Die Gewalt im Land wird das allein natürlich nicht stoppen können und fürwahr mag es nur ein gewisser Trost sein – an einem Ort wie Ghana wird das Internet trotzdem zur Rettung und letzten Anlaufstelle für all jene, die tagtäglich Anfeindungen aufgrund ihrer Sexualität erleben. „Das Gesetz hat Kriminelle ermutigt, die nun glauben, dass das Gesetz sie voll und ganz unterstützt.
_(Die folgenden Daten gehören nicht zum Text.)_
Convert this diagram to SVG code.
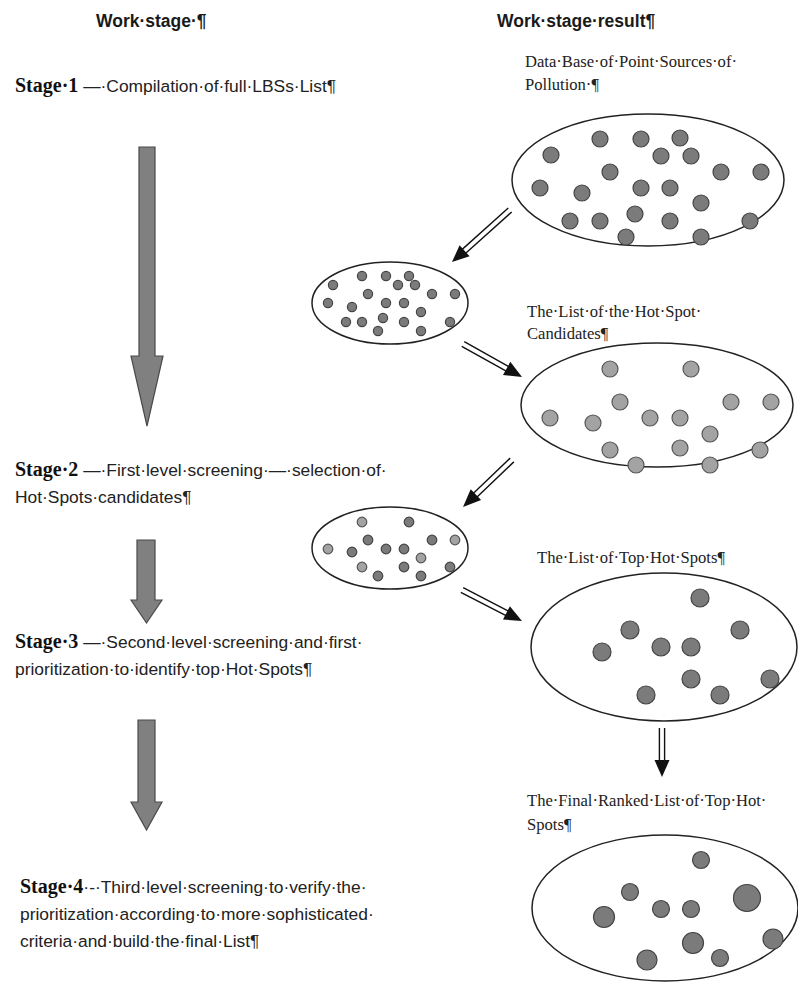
<svg xmlns="http://www.w3.org/2000/svg" width="798" height="983" viewBox="0 0 798 983">
<style>
.h{font-family:"Liberation Sans",Arial,sans-serif;font-weight:bold;font-size:17.5px;fill:#1a1a1a}
.t{font-family:"Liberation Sans",Arial,sans-serif;font-size:17.4px;fill:#222}
.b{font-family:"Liberation Serif","Times New Roman",serif;font-weight:bold;font-size:20px;fill:#111}
.r{font-family:"Liberation Serif","Times New Roman",serif;font-size:16.6px;fill:#222}
.ell{fill:#fff;stroke:#222;stroke-width:1.5}
.d1{fill:#7b7b7b;stroke:#444;stroke-width:1.2}
.d2{fill:#a3a3a3;stroke:#555;stroke-width:1.2}
.big{fill:#808080;stroke:#4a4a4a;stroke-width:1.2}
.dl{stroke:#111;stroke-width:1.4;fill:none}
.hd{fill:#111}
</style>
<rect width="798" height="983" fill="#fff"/>

<g id="headers">
<text class="h" x="96" y="27">Work·stage·¶</text>
<text class="h" x="497" y="27">Work·stage·result¶</text>
</g>

<g id="stage1"><text x="15" y="92"><tspan class="b">Stage·1</tspan><tspan class="t"> —·Compilation·of·full·LBSs·List¶</tspan></text></g>
<g id="stage2">
<text x="15" y="476"><tspan class="b">Stage·2</tspan><tspan class="t"> —·First·level·screening·—·selection·of·</tspan></text>
<text class="t" x="15" y="503">Hot·Spots·candidates¶</text>
</g>
<g id="stage3">
<text x="15" y="648"><tspan class="b">Stage·3</tspan><tspan class="t"> —·Second·level·screening·and·first·</tspan></text>
<text class="t" x="15" y="675">prioritization·to·identify·top·Hot·Spots¶</text>
</g>
<g id="stage4">
<text x="20" y="893"><tspan class="b">Stage·4</tspan><tspan class="t">·-·Third·level·screening·to·verify·the·</tspan></text>
<text class="t" x="20" y="920">prioritization·according·to·more·sophisticated·</text>
<text class="t" x="20" y="947">criteria·and·build·the·final·List¶</text>
</g>

<g id="connectors">
<polygon class="big" points="139,147 155,147 155,356 163,356 147,426 131,356 139,356"/>
<polygon class="big" points="137,540 155,540 155,600 162,600 146.5,623 131,600 137,600"/>
<polygon class="big" points="138,720 155,720 155,802 162,802 146.5,830 131,802 138,802"/>
<g transform="translate(510,210) rotate(138.1)"><path class="dl" d="M0,-2.6H63M0,2.6H63"/><polygon class="hd" points="61,-7.5 77.9,0 61,7.5"/></g>
<g transform="translate(463,344) rotate(29.2)"><path class="dl" d="M0,-2.6H52M0,2.6H52"/><polygon class="hd" points="50,-7.5 67.6,0 50,7.5"/></g>
<g transform="translate(512,460) rotate(136.2)"><path class="dl" d="M0,-2.6H52M0,2.6H52"/><polygon class="hd" points="50,-7.5 67.9,0 50,7.5"/></g>
<g transform="translate(462,590) rotate(27.3)"><path class="dl" d="M0,-2.6H52M0,2.6H52"/><polygon class="hd" points="50,-7.5 67.5,0 50,7.5"/></g>
<g transform="translate(662,728) rotate(90)"><path class="dl" d="M0,-2.6H34M0,2.6H34"/><polygon class="hd" points="32,-7.5 49,0 32,7.5"/></g>
</g>

<g id="result1">
<text class="r" x="525" y="67">Data·Base·of·Point·Sources·of·</text>
<text class="r" x="525" y="90">Pollution·¶</text>
<ellipse class="ell" cx="648" cy="180" rx="136" ry="66"/>
<g class="d1">
<circle cx="600" cy="139" r="8"/><circle cx="641" cy="139" r="8"/><circle cx="680" cy="138" r="8"/>
<circle cx="551" cy="155" r="8"/><circle cx="661" cy="156" r="8"/><circle cx="691" cy="156" r="8"/>
<circle cx="610" cy="172" r="8"/><circle cx="721" cy="172" r="8"/><circle cx="761" cy="172" r="8"/>
<circle cx="540" cy="188" r="8"/><circle cx="582" cy="193" r="8"/><circle cx="641" cy="188" r="8"/>
<circle cx="670" cy="188" r="8"/><circle cx="701" cy="203" r="8"/><circle cx="570" cy="221" r="8"/>
<circle cx="600" cy="221" r="8"/><circle cx="635" cy="214" r="8"/><circle cx="670" cy="221" r="8"/>
<circle cx="750" cy="221" r="8"/><circle cx="626" cy="237" r="8"/><circle cx="701" cy="237" r="8"/>
</g>
</g>

<g id="sample1">
<ellipse class="ell" cx="390" cy="303" rx="78" ry="41"/>
<g class="d1">
<circle cx="333" cy="285" r="4.6"/><circle cx="362" cy="276" r="4.6"/><circle cx="386" cy="276" r="4.6"/>
<circle cx="409" cy="276" r="4.6"/><circle cx="398" cy="285" r="4.6"/><circle cx="415" cy="285" r="4.6"/>
<circle cx="368" cy="294" r="4.6"/><circle cx="432" cy="294" r="4.6"/><circle cx="455" cy="294" r="4.6"/>
<circle cx="328" cy="303" r="4.6"/><circle cx="352" cy="307" r="4.6"/><circle cx="386" cy="303" r="4.6"/>
<circle cx="404" cy="303" r="4.6"/><circle cx="421" cy="312" r="4.6"/><circle cx="346" cy="322" r="4.6"/>
<circle cx="362" cy="322" r="4.6"/><circle cx="383" cy="318" r="4.6"/><circle cx="404" cy="322" r="4.6"/>
<circle cx="450" cy="322" r="4.6"/><circle cx="378" cy="331" r="4.6"/><circle cx="421" cy="331" r="4.6"/>
</g>
</g>

<g id="result2">
<text class="r" x="527" y="317">The·List·of·the·Hot·Spot·</text>
<text class="r" x="527" y="339">Candidates¶</text>
<ellipse class="ell" cx="657" cy="405" rx="136" ry="62"/>
<g class="d2">
<circle cx="610" cy="369" r="8"/><circle cx="691" cy="369" r="8"/><circle cx="620" cy="402" r="8"/>
<circle cx="731" cy="402" r="8"/><circle cx="771" cy="402" r="8"/><circle cx="550" cy="418" r="8"/>
<circle cx="593" cy="423" r="8"/><circle cx="650" cy="418" r="8"/><circle cx="680" cy="418" r="8"/>
<circle cx="710" cy="434" r="8"/><circle cx="610" cy="450" r="8"/><circle cx="680" cy="448" r="8"/>
<circle cx="760" cy="450" r="8"/><circle cx="636" cy="465" r="8"/><circle cx="710" cy="465" r="8"/>
</g>
</g>

<g id="sample2">
<ellipse class="ell" cx="390" cy="548" rx="78" ry="41"/>
<g class="d2">
<circle cx="362" cy="522" r="4.8"/><circle cx="455" cy="540" r="4.8"/><circle cx="328" cy="549" r="4.8"/>
<circle cx="421" cy="558" r="4.8"/><circle cx="362" cy="567" r="4.8"/>
</g>
<g class="d1">
<circle cx="409" cy="522" r="4.8"/><circle cx="368" cy="540" r="4.8"/><circle cx="432" cy="540" r="4.8"/>
<circle cx="352" cy="552" r="4.8"/><circle cx="386" cy="549" r="4.8"/><circle cx="404" cy="549" r="4.8"/>
<circle cx="404" cy="567" r="4.8"/><circle cx="450" cy="567" r="4.8"/><circle cx="378" cy="576" r="4.8"/>
<circle cx="421" cy="576" r="4.8"/>
</g>
</g>

<g id="result3">
<text class="r" x="537" y="563">The·List·of·Top·Hot·Spots¶</text>
<ellipse class="ell" cx="664" cy="647" rx="133" ry="74"/>
<g class="d1">
<circle cx="700" cy="598" r="9"/><circle cx="630" cy="630" r="9"/><circle cx="740" cy="630" r="9"/>
<circle cx="602" cy="652" r="9"/><circle cx="661" cy="647" r="9"/><circle cx="691" cy="647" r="9"/>
<circle cx="691" cy="679" r="9"/><circle cx="770" cy="679" r="9"/><circle cx="646" cy="695" r="9"/>
<circle cx="720" cy="695" r="9"/>
</g>
</g>

<g id="result4">
<text class="r" x="527" y="806">The·Final·Ranked·List·of·Top·Hot·</text>
<text class="r" x="527" y="830">Spots¶</text>
<ellipse class="ell" cx="665" cy="908" rx="133" ry="73"/>
<g class="d1">
<circle cx="701" cy="860" r="8.5"/><circle cx="630" cy="892" r="8.5"/><circle cx="747" cy="898" r="13.5"/>
<circle cx="604" cy="917" r="10.5"/><circle cx="661" cy="909" r="8.5"/><circle cx="691" cy="909" r="8.5"/>
<circle cx="693" cy="943" r="10.5"/><circle cx="773" cy="939" r="10"/><circle cx="647" cy="960" r="10"/>
<circle cx="720" cy="958" r="8.5"/>
</g>
</g>
</svg>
Diese Leute kommen heutzutage in aller Öffentlichkeit auf mich zu und sagen mir ins Gesicht, dass sie mich tot prügeln werden, wenn sie mich dabei erwischen, wie ich mich wie ein Homosexueller verhalte“, so Peror.
Nicht aufgeben!
„Mein Rat an alle queeren Personen da draußen ist, dass sie nicht aufgeben sollten. Homosexuelle Menschen haben in unseren vorkolonialen Gesellschaften schon immer existiert und wurden offen akzeptiert. Unsere Existenz ist kein Verbrechen, also sehe ich keinen Grund, warum wir uns dafür schämen sollten, wer wir sind. Ghana ist unsere Heimat und wird es immer bleiben, egal was irgendjemand oder das Parlament sagt.“
Der Online-Aktivismus hat inzwischen auch verstärkt die internationale Aufmerksamkeit auf die Notlage der ghanaischen Gay-Community gelenkt und führt so zu mehr Solidarität und Unterstützung von globalen Menschenrechtsorganisationen wie Human Rights Watch. Schwule und Lesben im Land geraten durch ihre verstärkten Aktivitäten online so nicht in Vergessenheit. „Diese sicheren Räume online helfen uns. Der Weg, der vor uns liegt, bleibt zwar voller Herausforderungen, aber der Mut und die Widerstandsfähigkeit der ghanaischen LGBTI*-Community geben Hoffnung auf eine bessere Zukunft“, so die zwei Aktivisten.